Black Panther is the #1 film in the world and one of it’s strengths is the world of Wakanda. Some of the artwork and designs used to make the film were shown in The Art of the Black Panther panel at Gallery Nucleus in Alhambra. This was on Saturday afternoon, February 24th. The book by Eleni Roussos was released on February 13th in time for the film three days later. It is in a slipcase with art by Ryan Meinerding. The hardcover has “Discover Wakanda” on it’s front. Roussos mentioned at the signing that the art book was designed to have the feel of a National Geographic-type book. Besides the signing, Gallery Nucleus had a downstairs gallery of artwork for their Disney Television Animation Tribute Exhibition, classic and current, which runs until March 11th. Upstairs was a gallery for Black Panther artwork most of which we saw in the presentation. Ryan Meindering, head of visual development, spoke about working on art direction with the film. He mentioned working on the Black Panther suit for Captain America: Civil War without designs for Wakanda and looking at the comic books. Meindering said he wanted to bring a tribal design to the costume.

Black Panther panel; Wes Burt, Vance Kovacs, Rodney Fuentebella, Jackson Sze, and Ryan Meindering, photo by the author.

Adi Granov and Josh Black’s work on the costume designs were shown by Ryan Meindering. Granov worked on the design for Black Panther’s costume which was approved. Meindering noted the difficulty of designing the helmet so that it could also work practically for the actor on set. He noted that Ryan Coogler liked Brian Stelfreeze’s current design for the Black Panther comic. Josh Black worked on Killmonger’s Black Panther suit. The next speaker was Jackson Sze, senior concept artist, he noted that he was hired to visualize Wakanda seven years ago, but it of course changed when the land got to film. Sze noted Victoria’s Falls was expanded and an early design had the city hidden in the jungle. He showed some key frames of the film. One of which was a spoiler image, Eric Killmonger at the end of the film, Sze said that T’Challa and Killmonger are just chatting, which had the audience laughing. Rodney Fuentebella, concept artist, continued the fun using pop images with his artwork. Prince Akeem from Coming to America peeking out of the Royal Talon Fighter in one of his key frame artwork. He showed the designs for T’Chaka’s retro Black Panther outfit. Then, Fuentebella showed the various designs of Klaue’s weapon like a speaker, including sound effects with his presentation. Also, T’Challa’s shoe, his favorite, and Killmonger’s Black Panther costume, tactical outfit, and scars.

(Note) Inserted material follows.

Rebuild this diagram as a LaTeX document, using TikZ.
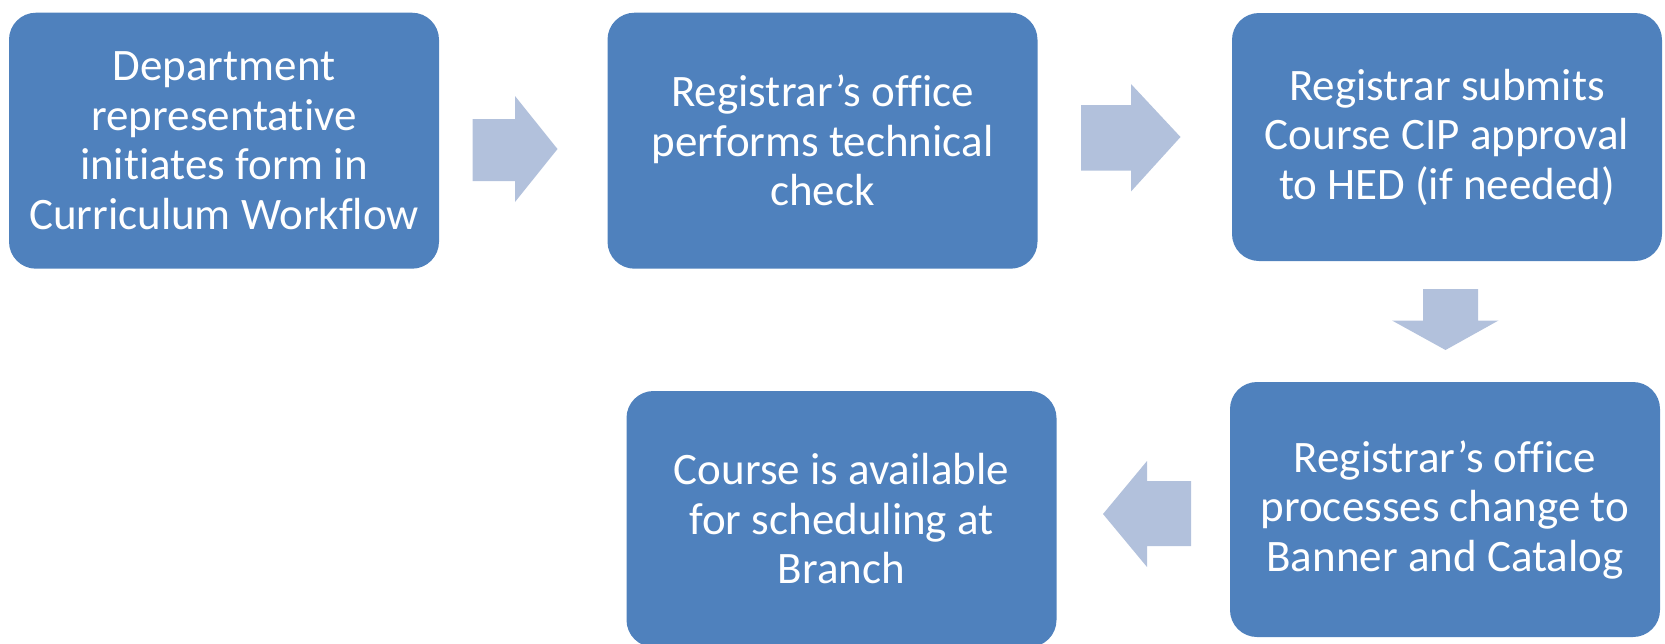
\documentclass[tikz,border=0pt]{standalone}
\usepackage{fontspec}
\setmainfont[Ligatures=NoCommon]{Carlito}
\definecolor{boxblue}{HTML}{4F81BD}
\definecolor{arrowblue}{HTML}{B2C1DC}
\begin{document}
\begin{tikzpicture}[x=1pt,y=-1pt,
  stepbox/.style={draw=none, fill=boxblue, rounded corners=27pt, text=white,
    align=center, font=\fontsize{45}{49.5}\selectfont, inner sep=0pt,
    minimum width=430pt, minimum height=256pt},
  blockarrow/.style={fill=arrowblue, draw=none}]
\useasboundingbox (0,0) rectangle (1665,643);
\clip (0,0) rectangle (1665,643);
\node[stepbox] (b1) at (224,140.7) {Department\\representative\\initiates form in\\Curriculum Workflow};
\node[stepbox] (b2) at (822.5,140.7) {Registrar’s office\\performs technical\\check};
\node[stepbox, minimum height=248pt] (b3) at (1447,137) {Registrar submits\\Course CIP approval\\to HED (if needed)};
\node[stepbox, minimum height=255pt] (b4) at (1445,509.5) {Registrar’s office\\processes change to\\Banner and Catalog};
\node[stepbox] (b5) at (841.5,519) {Course is available\\for scheduling at\\Branch};
% block arrows
\fill[blockarrow] (472.5,119)--(515,119)--(515,96)--(557.5,149)--(515,202)--(515,181)--(472.5,181)--cycle;
\fill[blockarrow] (1081,105)--(1131,105)--(1131,84)--(1180.5,137)--(1131,191.5)--(1131,170.5)--(1081,170.5)--cycle;
\fill[blockarrow] (1423,289)--(1478,289)--(1478,320.5)--(1498.5,320.5)--(1445.5,350)--(1392,320.5)--(1423,320.5)--cycle;
\fill[blockarrow] (1191,481)--(1147,481)--(1147,461)--(1103,514)--(1147,567)--(1147,546)--(1191,546)--cycle;
\end{tikzpicture}
\end{document}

Black Panther painting, photo by the author.

Vance Kovacs, concept artist, was next and spoke about the “mech rhinos” in the film. Kovacs hadn’t seen the film yet. He mentioned about how it could be ridden with a sled. Also, Kovacs spoke about the designs for Killmonger’s mask at the beginning of the film. He created artwork for Pacific Rim: Uprising before working on Black Panther. One of Kovacs’ art was of T’Challa when he is buried which he was explained was like a Native American sweat lodge with masked figures in the back. He also painted the tree with the black panthers on the branches. Alexander Mandradjiev who is a freelance artist, but drew key frame art for the film. He showed artwork of Nakia taking on Killmonger’s Black Panther to protect a child. Mandradjiev was a little confused since he also didn’t see the film. Then, artwork from the car chase scene, which was his favorite because of the facial expressions of the people in it. The last speaker was Wes Burt, concept illustrator, who worked on the brainstorming part of the film. He did artwork for the Black Panther helmet, including vibranium moving through the suit and the ears folding. Burt showed some of the reference pictures of weaving used for the artwork. Zuri was one of the characters that Burt provided artwork. He noted the different colors used for the five Wakandan tribes. These were all interesting presentations with some insight on the thought process behind the filmmaking. Also note that Gallery Nucleus provides signed copies of the books just in case you are unable to make it down to the exhibitions.